Supplied data >>
[Begin]
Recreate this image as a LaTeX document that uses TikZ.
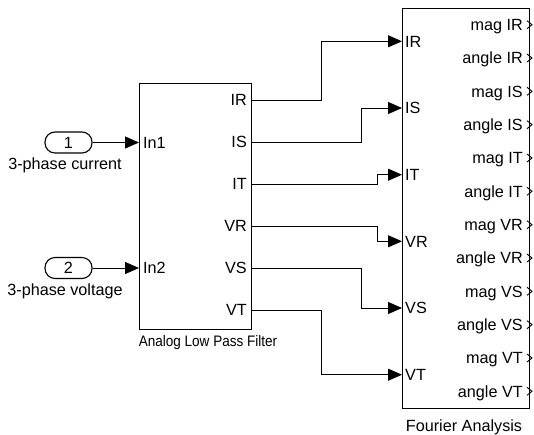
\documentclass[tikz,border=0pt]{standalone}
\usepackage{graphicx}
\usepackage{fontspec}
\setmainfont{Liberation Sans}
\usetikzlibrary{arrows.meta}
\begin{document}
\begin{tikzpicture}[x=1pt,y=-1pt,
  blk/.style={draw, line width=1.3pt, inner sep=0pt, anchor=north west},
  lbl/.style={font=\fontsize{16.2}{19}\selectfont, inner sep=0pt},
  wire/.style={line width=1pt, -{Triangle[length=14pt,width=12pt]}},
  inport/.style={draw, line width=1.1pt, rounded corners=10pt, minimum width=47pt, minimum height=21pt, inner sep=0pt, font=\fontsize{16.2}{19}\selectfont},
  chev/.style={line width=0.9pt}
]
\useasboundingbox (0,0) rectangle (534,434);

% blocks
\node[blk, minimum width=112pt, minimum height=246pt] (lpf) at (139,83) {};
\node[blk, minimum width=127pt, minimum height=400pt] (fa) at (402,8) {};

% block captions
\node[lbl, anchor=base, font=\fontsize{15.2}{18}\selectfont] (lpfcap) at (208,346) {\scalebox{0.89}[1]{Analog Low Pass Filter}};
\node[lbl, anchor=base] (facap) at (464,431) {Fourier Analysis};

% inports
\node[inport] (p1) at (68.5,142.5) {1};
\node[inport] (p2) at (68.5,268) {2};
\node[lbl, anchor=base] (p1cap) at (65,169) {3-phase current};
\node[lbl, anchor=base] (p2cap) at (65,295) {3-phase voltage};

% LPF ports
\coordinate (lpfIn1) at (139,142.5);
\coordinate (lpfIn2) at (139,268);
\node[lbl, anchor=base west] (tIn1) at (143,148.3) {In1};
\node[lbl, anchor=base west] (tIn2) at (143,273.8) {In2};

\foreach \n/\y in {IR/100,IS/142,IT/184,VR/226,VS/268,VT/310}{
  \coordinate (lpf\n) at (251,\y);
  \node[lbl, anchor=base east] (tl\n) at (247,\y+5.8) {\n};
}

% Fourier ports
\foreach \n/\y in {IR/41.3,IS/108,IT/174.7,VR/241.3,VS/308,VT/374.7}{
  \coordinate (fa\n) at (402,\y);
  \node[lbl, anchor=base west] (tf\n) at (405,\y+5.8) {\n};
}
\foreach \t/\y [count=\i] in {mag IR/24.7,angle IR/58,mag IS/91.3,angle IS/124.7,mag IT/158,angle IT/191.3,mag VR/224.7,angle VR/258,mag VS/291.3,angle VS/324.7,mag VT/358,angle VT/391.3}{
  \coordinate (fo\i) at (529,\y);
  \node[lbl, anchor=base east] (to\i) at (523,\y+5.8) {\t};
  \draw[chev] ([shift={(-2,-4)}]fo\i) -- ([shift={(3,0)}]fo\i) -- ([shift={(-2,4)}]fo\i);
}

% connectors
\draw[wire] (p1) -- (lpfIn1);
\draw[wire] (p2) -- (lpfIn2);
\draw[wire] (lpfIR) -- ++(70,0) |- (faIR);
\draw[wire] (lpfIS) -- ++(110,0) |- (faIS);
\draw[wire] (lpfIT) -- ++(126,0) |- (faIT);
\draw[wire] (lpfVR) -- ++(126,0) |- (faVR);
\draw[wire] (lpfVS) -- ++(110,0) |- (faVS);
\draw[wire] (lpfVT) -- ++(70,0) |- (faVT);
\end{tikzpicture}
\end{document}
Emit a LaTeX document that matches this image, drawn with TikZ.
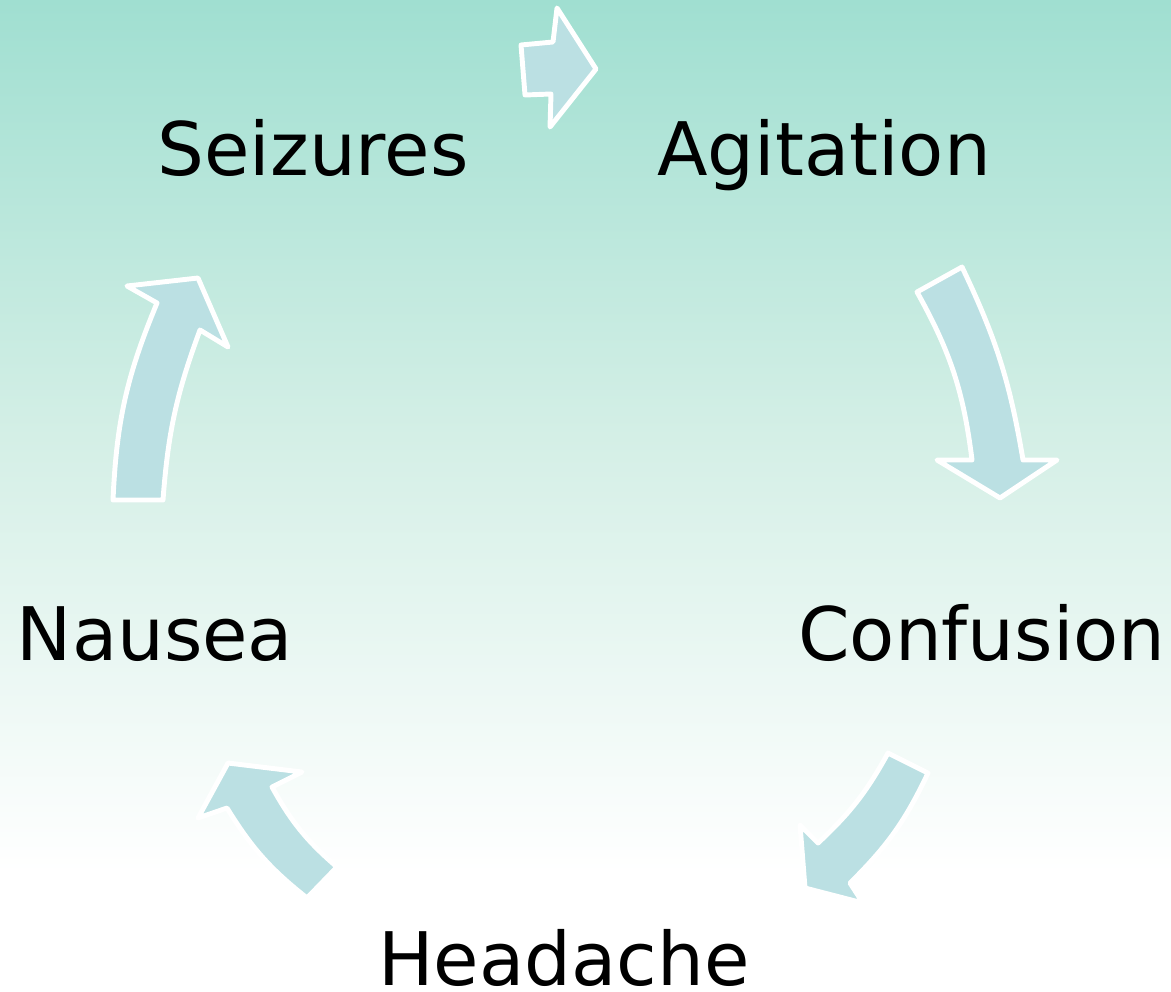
[End]
What the exercise asks >>
Identify the lines in the entries that hold "this" and return each one.

Result below >>
Recreate this image as a LaTeX document that uses TikZ.
Emit a LaTeX document that matches this image, drawn with TikZ.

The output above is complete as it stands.